Maturity requires suffering. It often requires waiting too. Jordan draws attention to the way that Kingship is supposed to be bestowed by God, but attempting to seize it for ourselves is exactly what Adam did in the Garden. Be wary of the young man who wants to seize responsibility before it's gifted, or before he’s been broken like bread. Be wary of the older man who refuses to hand over responsibility to others, who won’t step upwards and backwards into an advisory role to share his wisdom, who won’t let himself be poured out like wine.

Mourning Leads to Flourishing

I am not arguing that flourishing requires suffering, but that life will always contain sufferings of various kinds. Whether we flourish or not is about what we do next. The suffering we are most likely to face in the prosperous United Kingdom where I live is different in kind to the suffering mostly faced in the New Testament world.

Whatever the circumstance, to flourish we need to learn—perhaps slowly and with faltering steps—to mourn our suffering. It’s an action, whether internal or external. In psychological speak we could describe it as integrating our emotions caused by our suffering such that we can go on to live our lives.

I remember when I was first ordained as an elder in a church, in my late-twenties, an older gentlemen in the church who had spent a long time with me sidled over and said something to the effect of, “don’t worry if you haven’t been broken yet, you will be.”

He wasn’t as pithy as that, I don’t think, but he expressed a sentiment that this would mean suffering. He was right. Yet I think that if I suggested that a young candidate for elder or deacon would be in for significant suffering if we appointed them, many would bridle.

To qualify my point a little, I am not saying that we shouldn’t ever appoint those who are young enough to be unbroken. I am saying that it should give us significant pause, should be unusual, and in the situations when it does happen should mean we adequately prepare them for the crash-course in discipleship that the Lord will offer.

Sometimes it might be kinder to allow God to break them slowly through the ebb and flow of life. This also allows the church to see their character formed through these circumstances which should give confidence that you’re making a good appointment; occasionally it may highlight the opposite too. It also maintains the normal order of things: elders should be old. Urban churches like mine that lack older folk are aberrations, even if we have to live in the place we find ourselves we must recognise the departure from the usual order of things and do what we can to address it.

Perhaps you could think of it like this: If you ever meet a church officer who isn’t very new to the office and cannot tell stories of significant personal struggle that has required them to learn to mourn—whether they use this language or not—then they have serious questions to answer. Pastors are broken.

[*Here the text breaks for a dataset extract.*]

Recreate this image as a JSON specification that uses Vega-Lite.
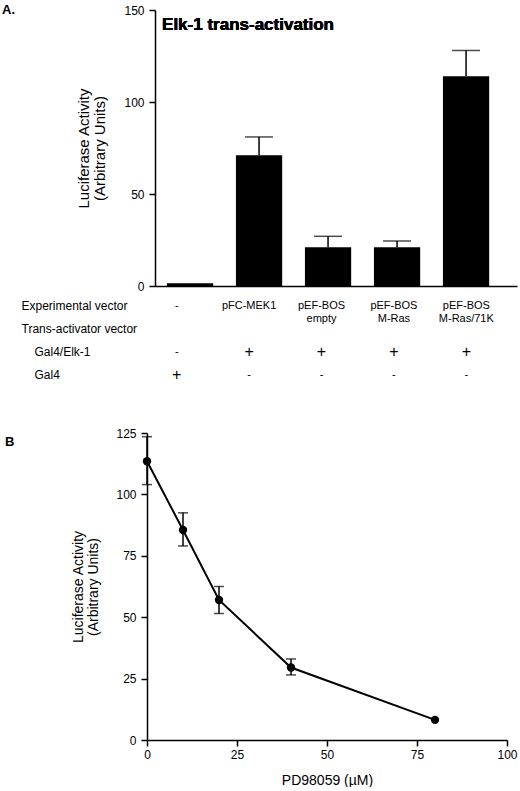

Which is not saying anything more than that they are mature, and maturing, Christians. It does not mean that they cannot speak with boldness or clarity, but it does mean that they have been shaped by personal strife and the way they have handled that before the Lord. All Christians should be broken, which we are reminded of weekly as we partake of the Lord’s Supper. The Lord was broken and we follow his pattern, he was poured out and we follow his pattern.

At God’s table the body of Christ—in both senses—is broken. At the table we all mourn: our sin, our brushes with death (psychological or otherwise), and the death of God on our behalf. Then, in the eating and drinking we all receive God’s comfort to allow us to leave the Table rejoicing.

The Table is not a place of funeral rites. It’s not primarily solemn or reflective or for thinking about how sad the death of Christ is. Instead, it’s a place of real life, to bring our pain but also our mourning and in so doing receive from God all that he would give to those who mature through suffering; he would give us comfort.